I have been struggling with the concept of the adaptation of stories to film. Based on past experiences, everyone seems to discuss their personal opinion when they talk about how successful a film adaptation was. This is more of a personal critique however, but does not go into analysis or theory. The difference between critique and theory is that a critic will concentrate on the failures and successes of the film, and whether something in a film works or not is based on personal taste. A theory will attempt to find a reason or meaning behind these successes and failures, and perhaps postulate as to what the filmmaker and screenwriter were hoping to achieve through their choices. I believe that if teachers were to concentrate on the analysis aspect rather than, “‘this scene was cut,” or “the dialogue here did not match,’ so it cannot be relied on as an adequate representation of the book.” Instead, they could take the film as its own piece of art or work to be analyzed and picked apart as its own being.

It is exactly these choices of what scenes to cut, or what dialogue to represent, that make a film, even when it is an adaptation of a novel, its own life form. “Students are inherently more interested in multimedia,” and teachers can learn to “foster textual analysis skills using different media” based on the film itself. (Muller 32) I do not believe that there is anything wrong with the dissection of a film in an English class in order to learn more about plot, characterization, and theme, especially if it is a way to get the students to begin the exploration of these lessons. It can even take these lessons in a different, but highly useful direction, which will be used much more often in their daily lives,

Unlike literature, film can use lighting, music, and camera angles as tools with which to tell a story. By studying these elements, students can learn to see film as a cultural artifact, noting its use of cultural conventions for conveying information…the unique ways a film expresses its narrative. (Muller 33)
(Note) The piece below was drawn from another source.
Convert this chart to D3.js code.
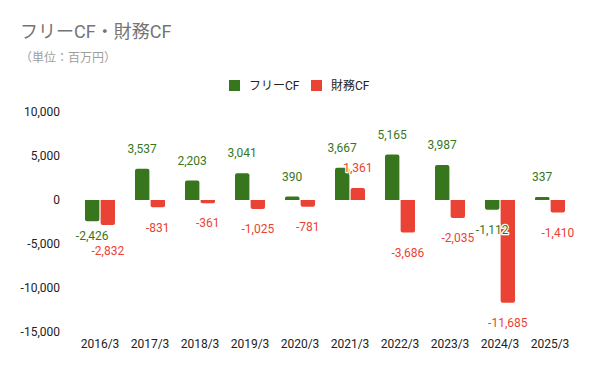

      To do this, teachers could ask questions like, “How does the director use cinematic and theatrical elements to illustrate literary elements?” (Golden 25)  In an article for The English Journal, John Golden explains his approach to teaching film in literature courses, and explains that if you make sure that the students know the difference between review and analysis (or critique and theory) you can push past the initial likes and dislikes, to the type of “picking apart” that typically happens with a novel or written work. In one example, he discusses how he asks his students to write a diary entry from the point of view of a character after they watch a scene from a film with a strong sense of conflict. This is a perfect example of how to embrace the cinematic elements to produce a literary work.
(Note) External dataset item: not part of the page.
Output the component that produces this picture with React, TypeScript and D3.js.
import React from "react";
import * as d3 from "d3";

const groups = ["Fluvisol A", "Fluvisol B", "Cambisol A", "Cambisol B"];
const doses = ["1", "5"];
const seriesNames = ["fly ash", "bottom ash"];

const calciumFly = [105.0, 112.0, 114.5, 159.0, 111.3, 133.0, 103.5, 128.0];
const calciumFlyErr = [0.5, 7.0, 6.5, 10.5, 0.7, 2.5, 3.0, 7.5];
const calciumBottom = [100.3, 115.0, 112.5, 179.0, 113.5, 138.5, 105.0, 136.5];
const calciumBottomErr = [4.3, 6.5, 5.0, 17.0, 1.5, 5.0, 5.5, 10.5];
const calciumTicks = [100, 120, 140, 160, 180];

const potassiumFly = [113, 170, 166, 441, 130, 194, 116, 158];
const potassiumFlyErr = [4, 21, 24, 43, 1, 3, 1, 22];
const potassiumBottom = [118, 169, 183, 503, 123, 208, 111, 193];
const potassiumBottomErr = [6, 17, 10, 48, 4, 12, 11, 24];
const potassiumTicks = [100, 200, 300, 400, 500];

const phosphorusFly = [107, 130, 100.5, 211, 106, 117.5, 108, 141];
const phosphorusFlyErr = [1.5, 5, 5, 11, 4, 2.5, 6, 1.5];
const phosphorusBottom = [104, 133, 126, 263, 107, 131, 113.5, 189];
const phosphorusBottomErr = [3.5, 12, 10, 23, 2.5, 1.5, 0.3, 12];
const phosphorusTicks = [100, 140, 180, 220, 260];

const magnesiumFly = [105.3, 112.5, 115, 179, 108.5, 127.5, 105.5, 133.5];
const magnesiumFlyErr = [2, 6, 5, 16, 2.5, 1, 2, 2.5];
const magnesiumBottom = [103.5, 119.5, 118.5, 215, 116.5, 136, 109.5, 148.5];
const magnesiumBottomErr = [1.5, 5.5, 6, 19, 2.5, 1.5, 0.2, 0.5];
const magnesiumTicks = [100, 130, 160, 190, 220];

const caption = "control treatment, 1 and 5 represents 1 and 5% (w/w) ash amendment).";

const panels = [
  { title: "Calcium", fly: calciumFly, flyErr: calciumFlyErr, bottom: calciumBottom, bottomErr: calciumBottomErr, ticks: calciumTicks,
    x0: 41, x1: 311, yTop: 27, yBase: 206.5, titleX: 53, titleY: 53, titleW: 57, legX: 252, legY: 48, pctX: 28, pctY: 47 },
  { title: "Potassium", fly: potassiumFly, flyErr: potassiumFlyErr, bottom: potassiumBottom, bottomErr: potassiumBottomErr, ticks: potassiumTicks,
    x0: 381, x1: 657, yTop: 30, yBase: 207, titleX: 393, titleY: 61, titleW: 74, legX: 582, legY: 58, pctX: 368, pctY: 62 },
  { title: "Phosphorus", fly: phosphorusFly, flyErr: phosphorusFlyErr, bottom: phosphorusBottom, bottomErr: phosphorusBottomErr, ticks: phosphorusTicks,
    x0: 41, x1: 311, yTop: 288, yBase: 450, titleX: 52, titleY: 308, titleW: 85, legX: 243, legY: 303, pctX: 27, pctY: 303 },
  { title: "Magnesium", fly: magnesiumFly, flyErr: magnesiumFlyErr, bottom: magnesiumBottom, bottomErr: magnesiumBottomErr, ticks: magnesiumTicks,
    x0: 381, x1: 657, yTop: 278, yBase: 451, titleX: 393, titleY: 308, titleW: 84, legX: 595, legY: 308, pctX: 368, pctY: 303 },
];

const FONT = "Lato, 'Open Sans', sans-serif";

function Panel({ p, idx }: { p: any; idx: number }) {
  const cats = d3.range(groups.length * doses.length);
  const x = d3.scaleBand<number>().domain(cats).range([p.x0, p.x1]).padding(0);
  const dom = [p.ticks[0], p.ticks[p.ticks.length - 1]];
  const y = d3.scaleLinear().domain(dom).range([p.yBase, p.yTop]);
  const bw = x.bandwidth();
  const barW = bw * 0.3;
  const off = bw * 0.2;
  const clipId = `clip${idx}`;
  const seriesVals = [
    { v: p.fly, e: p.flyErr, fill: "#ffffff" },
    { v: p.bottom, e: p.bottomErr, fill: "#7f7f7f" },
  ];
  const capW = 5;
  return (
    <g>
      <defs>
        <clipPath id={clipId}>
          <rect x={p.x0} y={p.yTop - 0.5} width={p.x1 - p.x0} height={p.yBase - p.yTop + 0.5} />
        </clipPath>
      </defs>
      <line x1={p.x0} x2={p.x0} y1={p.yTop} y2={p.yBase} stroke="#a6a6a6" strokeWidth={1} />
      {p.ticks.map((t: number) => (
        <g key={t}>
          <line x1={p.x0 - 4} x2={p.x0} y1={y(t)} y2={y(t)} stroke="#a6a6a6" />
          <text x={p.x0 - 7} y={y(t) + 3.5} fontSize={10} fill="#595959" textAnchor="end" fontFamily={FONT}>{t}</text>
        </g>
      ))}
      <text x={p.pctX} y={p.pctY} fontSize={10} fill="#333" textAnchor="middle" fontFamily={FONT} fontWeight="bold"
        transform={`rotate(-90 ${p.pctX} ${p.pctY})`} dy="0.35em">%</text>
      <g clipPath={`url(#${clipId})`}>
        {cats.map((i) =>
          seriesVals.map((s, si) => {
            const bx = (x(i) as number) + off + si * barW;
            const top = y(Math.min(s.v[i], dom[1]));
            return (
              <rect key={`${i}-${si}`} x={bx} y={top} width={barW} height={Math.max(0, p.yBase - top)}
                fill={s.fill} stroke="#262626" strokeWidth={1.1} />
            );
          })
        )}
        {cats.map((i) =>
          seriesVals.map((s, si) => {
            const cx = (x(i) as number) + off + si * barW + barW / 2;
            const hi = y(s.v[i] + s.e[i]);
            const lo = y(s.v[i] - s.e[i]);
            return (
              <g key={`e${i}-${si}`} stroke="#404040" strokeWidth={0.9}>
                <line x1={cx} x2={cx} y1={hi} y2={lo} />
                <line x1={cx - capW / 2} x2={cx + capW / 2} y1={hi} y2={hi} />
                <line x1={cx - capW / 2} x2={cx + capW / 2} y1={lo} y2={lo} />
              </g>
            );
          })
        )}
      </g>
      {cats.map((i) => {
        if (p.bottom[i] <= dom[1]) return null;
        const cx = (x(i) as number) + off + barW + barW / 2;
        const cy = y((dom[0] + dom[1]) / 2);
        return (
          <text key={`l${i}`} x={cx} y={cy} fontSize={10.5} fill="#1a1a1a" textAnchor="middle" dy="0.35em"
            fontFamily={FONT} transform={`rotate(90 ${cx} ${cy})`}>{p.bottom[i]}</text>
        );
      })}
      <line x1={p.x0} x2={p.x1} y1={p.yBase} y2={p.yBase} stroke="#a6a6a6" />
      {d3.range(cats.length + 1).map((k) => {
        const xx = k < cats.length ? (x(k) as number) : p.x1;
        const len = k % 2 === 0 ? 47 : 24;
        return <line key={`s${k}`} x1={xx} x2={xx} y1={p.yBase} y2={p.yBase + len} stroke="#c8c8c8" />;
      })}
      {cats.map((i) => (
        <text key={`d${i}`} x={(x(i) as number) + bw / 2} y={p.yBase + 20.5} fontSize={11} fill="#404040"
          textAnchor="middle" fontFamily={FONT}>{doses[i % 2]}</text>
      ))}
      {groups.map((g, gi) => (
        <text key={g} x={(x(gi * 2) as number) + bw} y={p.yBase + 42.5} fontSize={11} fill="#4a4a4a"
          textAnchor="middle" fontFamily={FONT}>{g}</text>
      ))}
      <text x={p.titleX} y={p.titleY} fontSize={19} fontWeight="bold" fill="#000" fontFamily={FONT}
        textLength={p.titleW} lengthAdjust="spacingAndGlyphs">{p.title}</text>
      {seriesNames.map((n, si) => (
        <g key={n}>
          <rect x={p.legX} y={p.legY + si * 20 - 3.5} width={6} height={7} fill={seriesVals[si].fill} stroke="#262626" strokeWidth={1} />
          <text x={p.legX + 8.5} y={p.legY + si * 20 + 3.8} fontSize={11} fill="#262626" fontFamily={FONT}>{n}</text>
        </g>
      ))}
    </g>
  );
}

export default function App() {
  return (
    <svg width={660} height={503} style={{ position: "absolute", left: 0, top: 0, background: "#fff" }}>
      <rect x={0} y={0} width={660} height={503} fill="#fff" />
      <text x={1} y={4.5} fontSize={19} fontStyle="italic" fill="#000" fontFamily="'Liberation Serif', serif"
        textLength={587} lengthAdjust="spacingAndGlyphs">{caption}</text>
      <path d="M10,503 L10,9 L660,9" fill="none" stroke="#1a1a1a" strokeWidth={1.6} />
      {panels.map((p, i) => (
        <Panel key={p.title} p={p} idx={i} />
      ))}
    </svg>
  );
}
      Anne Dalke posted this quote on Serendip, “Jonathan Culler, Literary Theory, 15-17: theory is endless... an unbounded corpus of writing which is always being augmented... a resource for constant upstagings.... unmasterable...open ended...the condition of life itself... the questioning of presumed results and the assumptions on which they are based. The nature of theory is to undo... what you thought you knew, so the effects of theory are not predictable.” Perhaps every story already does fit into one of those that have already written, but there are so many theories as to why something happens a certain way, or why it wasn’t written a different way, that every story can then become something different depending on who is theorizing about it. This would offer the perfect situation for students to theorize and analyze film, which could grab their attention more easily than a novel, and practice this process, and by doing so many the film more relevant to themselves but telling their own story of what a character may write in their diary, or why the director chose to shoot in a certain location.

Why is a different approach to film relevant for literature classes today? Every day the students of these literature classes go home, post a summary of their day, the highlight low points and embarrassing details, on Facebook or update their friends over Twitter throughout the school day from their phones. They watch YouTube videos, online-TV that is available 24/7 and communicate almost entirely through technology with friends, and in some cases family. I can only imagine the level that this will reach for students who are just now entering high school, as it was already getting extreme when I graduated in 2007. When thinking about it from the “a word contains 1,000 pictures” angle, there is so much to be done with imagery and films, while embracing this new focus on technology, but the critiques of “adaptations” have created an environment where teaching film to learn literary concepts has been treated as an injustice to the field of study. “By critically thinking about film as film, students will learn to scrutinize a whole new generation of text—read daily outside the classroom—with its own language and conventions.” (Muller 33)

      I suppose what I am advocating for is the embracing of technology not just in computer and science classrooms, but even in literature or language arts classes. The work that I still remember from such courses was the work that involved a subject or medium that was relevant to me at the time.

      It is not outlandish to say that this new technological way of life isn’t going anywhere, it is only growing exponentially. Maybe if the subjects that don’t typical embrace technology, but rather focus on the classics (or are perceived that way) could embrace the evolution of the students’ ways of learning. Isn’t it the fact that children soak up everything around them so fully that makes them such incredible learners?

 

 

Works Cited

Golden, John. "Literature into Film (and Back Again): Another Look at an Old Dog." The 

      English Journal 97.1 (2007): 24-30.

Muller, Valerie. "Film as Film: Using Movies to Help Students Visualize Literary Theory." The 

      English Journal 93.1 (2006): 32-38.